Today Rust only has a [few patches to LLVM](https://github.com/rust-lang/llvm/tree/rust). One is for Android stack overflow detection using a mechanism that upstream isn't fond of (split stacks), the other an optimization not required for correctness.

The Android patch can be eliminated someday with stack probes (though it's not clear upstream wants those either).

Emscripten support though - at least in the short term - is going to bring in the [emscripten LLVM 'fastcomp' backend](https://github.com/kripken/emscripten-fastcomp) that translates LLVM IR to JS. This patch has no hope of being upstreamed and will impose significant maintenance burden on both Rust and Emscripten as long as its in tree. This solution should be short-lived though as we will transition to either the upstream LLVM->wasm backend or a new Rust MIR->wasm backend.

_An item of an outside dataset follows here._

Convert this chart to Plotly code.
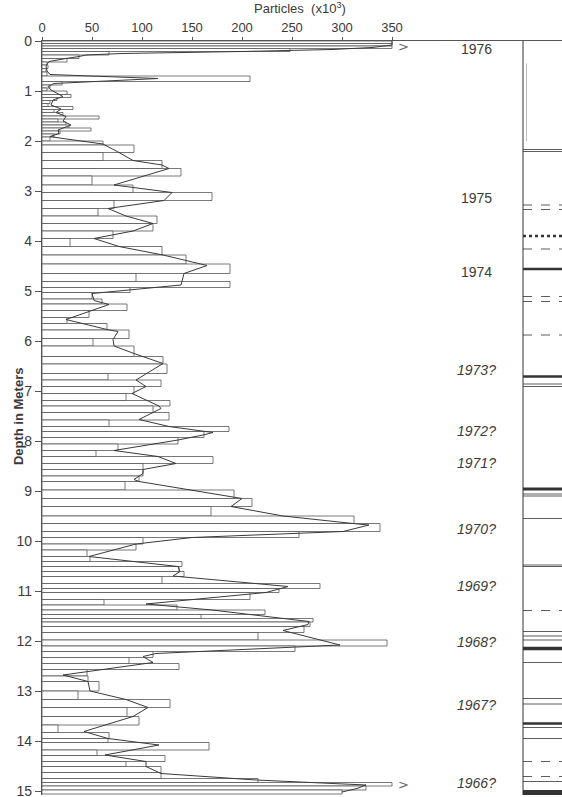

So I think the answer to your question is 'no'.


I've been told that the LLVM branch I linked to is 'the most wrong branch you possibly could have linked to'.

This is the right one: https://github.com/rust-lang/llvm/tree/rust-llvm-2016-03-13

Patches are mostly backported from upstream or optimizations.


To those in this thread, note that brson is the author of this blog post, as well as the primary maintainer of rustup, and has had his eyes on a web target for Rust for some years now.


We generally try to upstream our patches, and they've been generally accepted. IIRC, our current fork is very close to LLVM head. We also do support building with stock LLVM, though it may have bugs for the stuff that wasn't patched at the time that release was made, of course.